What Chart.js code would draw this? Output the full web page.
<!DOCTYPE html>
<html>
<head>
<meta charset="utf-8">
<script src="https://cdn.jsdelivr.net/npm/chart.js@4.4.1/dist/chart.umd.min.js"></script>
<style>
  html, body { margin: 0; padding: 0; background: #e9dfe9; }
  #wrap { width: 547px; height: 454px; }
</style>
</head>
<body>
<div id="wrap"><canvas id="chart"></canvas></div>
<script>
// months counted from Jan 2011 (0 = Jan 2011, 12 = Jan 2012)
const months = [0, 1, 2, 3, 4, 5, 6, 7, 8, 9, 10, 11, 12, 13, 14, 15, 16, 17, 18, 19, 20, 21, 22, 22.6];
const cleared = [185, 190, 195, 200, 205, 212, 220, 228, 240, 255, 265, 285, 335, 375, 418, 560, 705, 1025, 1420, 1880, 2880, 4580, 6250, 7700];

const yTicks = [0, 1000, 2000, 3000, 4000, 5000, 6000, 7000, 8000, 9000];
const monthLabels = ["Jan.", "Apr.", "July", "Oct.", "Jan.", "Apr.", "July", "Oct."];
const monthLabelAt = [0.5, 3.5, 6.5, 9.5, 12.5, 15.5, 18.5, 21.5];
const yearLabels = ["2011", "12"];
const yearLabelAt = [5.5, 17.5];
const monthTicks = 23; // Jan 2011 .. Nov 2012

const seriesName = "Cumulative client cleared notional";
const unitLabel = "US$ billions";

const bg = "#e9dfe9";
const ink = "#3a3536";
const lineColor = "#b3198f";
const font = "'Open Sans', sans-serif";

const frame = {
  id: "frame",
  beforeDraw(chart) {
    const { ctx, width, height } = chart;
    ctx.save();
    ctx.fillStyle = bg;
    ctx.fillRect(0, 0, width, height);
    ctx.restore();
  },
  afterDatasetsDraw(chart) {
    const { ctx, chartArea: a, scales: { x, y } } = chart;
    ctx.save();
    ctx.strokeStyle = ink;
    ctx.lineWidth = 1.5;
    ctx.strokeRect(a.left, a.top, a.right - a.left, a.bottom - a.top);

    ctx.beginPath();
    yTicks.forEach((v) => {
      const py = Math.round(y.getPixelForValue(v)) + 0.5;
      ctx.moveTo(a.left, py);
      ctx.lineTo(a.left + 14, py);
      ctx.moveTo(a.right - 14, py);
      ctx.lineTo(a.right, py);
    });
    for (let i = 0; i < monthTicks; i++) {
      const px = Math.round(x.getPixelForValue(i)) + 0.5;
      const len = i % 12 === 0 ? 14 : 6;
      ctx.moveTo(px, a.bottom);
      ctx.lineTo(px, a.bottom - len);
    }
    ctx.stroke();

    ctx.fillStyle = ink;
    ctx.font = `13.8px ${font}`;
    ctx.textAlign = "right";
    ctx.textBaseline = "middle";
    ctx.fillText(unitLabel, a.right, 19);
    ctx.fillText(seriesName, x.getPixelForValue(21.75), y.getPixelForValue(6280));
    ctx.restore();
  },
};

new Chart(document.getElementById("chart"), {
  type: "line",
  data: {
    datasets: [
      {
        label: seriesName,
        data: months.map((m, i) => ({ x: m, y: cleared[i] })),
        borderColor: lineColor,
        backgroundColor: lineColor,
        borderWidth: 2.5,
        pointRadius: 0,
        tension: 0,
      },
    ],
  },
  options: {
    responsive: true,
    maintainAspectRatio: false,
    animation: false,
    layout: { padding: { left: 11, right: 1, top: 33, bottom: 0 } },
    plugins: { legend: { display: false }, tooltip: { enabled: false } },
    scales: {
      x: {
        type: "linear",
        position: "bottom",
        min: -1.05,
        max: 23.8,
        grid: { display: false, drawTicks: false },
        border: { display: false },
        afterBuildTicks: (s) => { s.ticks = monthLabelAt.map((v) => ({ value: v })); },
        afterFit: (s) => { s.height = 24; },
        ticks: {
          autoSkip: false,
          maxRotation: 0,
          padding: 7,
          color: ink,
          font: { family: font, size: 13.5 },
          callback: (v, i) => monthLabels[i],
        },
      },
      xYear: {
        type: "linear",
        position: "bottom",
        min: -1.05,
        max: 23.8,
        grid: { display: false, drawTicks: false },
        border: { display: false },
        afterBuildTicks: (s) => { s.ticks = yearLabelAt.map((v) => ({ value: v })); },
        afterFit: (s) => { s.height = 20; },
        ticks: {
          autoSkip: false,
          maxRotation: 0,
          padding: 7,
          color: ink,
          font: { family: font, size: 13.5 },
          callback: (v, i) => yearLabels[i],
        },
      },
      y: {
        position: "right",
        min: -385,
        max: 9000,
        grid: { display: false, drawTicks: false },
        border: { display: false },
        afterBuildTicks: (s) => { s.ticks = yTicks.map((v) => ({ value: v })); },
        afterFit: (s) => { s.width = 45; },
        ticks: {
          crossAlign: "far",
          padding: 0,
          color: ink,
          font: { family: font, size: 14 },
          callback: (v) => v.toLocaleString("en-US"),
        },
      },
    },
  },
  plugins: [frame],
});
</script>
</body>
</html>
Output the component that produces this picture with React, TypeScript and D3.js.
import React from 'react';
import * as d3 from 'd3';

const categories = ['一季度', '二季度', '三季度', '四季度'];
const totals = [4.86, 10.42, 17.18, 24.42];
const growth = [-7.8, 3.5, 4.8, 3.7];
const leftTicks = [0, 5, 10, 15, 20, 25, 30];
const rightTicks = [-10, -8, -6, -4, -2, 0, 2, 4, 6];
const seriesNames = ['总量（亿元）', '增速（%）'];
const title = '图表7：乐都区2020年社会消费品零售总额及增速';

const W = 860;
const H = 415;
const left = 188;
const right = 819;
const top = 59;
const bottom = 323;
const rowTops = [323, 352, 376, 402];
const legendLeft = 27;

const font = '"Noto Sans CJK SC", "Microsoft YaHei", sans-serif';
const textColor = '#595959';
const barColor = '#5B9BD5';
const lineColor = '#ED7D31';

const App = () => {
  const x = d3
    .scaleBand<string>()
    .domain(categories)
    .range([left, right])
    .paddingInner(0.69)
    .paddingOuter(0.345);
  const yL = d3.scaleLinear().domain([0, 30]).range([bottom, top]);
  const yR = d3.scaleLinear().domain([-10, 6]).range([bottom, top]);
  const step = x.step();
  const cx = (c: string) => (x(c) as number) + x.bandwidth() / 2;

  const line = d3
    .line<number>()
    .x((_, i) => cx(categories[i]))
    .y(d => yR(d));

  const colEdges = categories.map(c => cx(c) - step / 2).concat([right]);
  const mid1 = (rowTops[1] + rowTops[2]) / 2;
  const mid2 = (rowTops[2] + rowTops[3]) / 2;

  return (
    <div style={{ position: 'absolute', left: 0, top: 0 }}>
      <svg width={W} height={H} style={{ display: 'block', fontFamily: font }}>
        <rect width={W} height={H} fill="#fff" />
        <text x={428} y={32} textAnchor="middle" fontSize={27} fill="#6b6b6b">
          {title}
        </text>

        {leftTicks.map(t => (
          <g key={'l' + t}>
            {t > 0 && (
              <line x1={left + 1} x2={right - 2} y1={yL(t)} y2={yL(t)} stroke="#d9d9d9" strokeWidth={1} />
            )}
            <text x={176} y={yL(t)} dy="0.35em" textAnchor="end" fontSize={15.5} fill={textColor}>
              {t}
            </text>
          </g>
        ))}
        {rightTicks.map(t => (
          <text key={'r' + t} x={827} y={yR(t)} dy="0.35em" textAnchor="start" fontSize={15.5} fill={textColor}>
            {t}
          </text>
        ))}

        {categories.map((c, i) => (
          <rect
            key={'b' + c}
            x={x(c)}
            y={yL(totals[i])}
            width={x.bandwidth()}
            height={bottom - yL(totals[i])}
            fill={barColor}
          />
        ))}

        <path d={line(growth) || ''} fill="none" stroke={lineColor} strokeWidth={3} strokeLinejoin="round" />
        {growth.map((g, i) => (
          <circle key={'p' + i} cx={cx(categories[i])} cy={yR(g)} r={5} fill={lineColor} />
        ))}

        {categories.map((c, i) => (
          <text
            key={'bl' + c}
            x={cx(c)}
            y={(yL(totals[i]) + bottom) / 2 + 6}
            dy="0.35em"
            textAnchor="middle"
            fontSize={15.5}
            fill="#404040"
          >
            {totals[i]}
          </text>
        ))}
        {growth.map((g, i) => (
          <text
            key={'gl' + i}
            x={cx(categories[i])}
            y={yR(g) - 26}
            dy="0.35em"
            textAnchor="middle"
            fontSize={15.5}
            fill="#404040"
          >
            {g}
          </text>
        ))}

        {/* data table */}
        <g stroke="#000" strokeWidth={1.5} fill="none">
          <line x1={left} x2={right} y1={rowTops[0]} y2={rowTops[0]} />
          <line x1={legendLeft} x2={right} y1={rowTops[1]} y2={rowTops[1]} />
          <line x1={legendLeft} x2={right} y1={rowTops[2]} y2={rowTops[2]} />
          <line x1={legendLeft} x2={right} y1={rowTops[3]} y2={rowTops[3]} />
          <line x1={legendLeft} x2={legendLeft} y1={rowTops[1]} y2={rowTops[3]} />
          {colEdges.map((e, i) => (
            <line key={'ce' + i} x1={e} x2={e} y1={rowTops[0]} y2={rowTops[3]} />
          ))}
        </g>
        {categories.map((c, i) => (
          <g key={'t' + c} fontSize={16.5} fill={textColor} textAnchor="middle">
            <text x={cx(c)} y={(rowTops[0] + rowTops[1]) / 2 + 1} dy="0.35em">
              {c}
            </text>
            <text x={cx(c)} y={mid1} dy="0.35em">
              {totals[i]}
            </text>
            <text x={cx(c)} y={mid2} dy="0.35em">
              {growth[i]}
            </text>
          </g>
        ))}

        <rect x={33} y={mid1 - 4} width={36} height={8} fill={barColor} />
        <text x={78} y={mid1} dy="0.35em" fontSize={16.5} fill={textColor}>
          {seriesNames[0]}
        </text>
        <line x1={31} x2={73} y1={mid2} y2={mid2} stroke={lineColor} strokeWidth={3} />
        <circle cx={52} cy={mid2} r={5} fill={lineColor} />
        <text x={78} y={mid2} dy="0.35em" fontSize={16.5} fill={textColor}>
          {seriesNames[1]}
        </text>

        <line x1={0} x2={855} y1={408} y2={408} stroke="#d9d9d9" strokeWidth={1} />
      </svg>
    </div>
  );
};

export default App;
***
Print the material above verbatim, first line through the line containing "4580, 6250, 7700];", both included.

> _Task solution_
What Chart.js code would draw this? Output the full web page.
<!DOCTYPE html>
<html>
<head>
<meta charset="utf-8">
<script src="https://cdn.jsdelivr.net/npm/chart.js@4.4.1/dist/chart.umd.min.js"></script>
<style>
  html, body { margin: 0; padding: 0; background: #e9dfe9; }
  #wrap { width: 547px; height: 454px; }
</style>
</head>
<body>
<div id="wrap"><canvas id="chart"></canvas></div>
<script>
// months counted from Jan 2011 (0 = Jan 2011, 12 = Jan 2012)
const months = [0, 1, 2, 3, 4, 5, 6, 7, 8, 9, 10, 11, 12, 13, 14, 15, 16, 17, 18, 19, 20, 21, 22, 22.6];
const cleared = [185, 190, 195, 200, 205, 212, 220, 228, 240, 255, 265, 285, 335, 375, 418, 560, 705, 1025, 1420, 1880, 2880, 4580, 6250, 7700];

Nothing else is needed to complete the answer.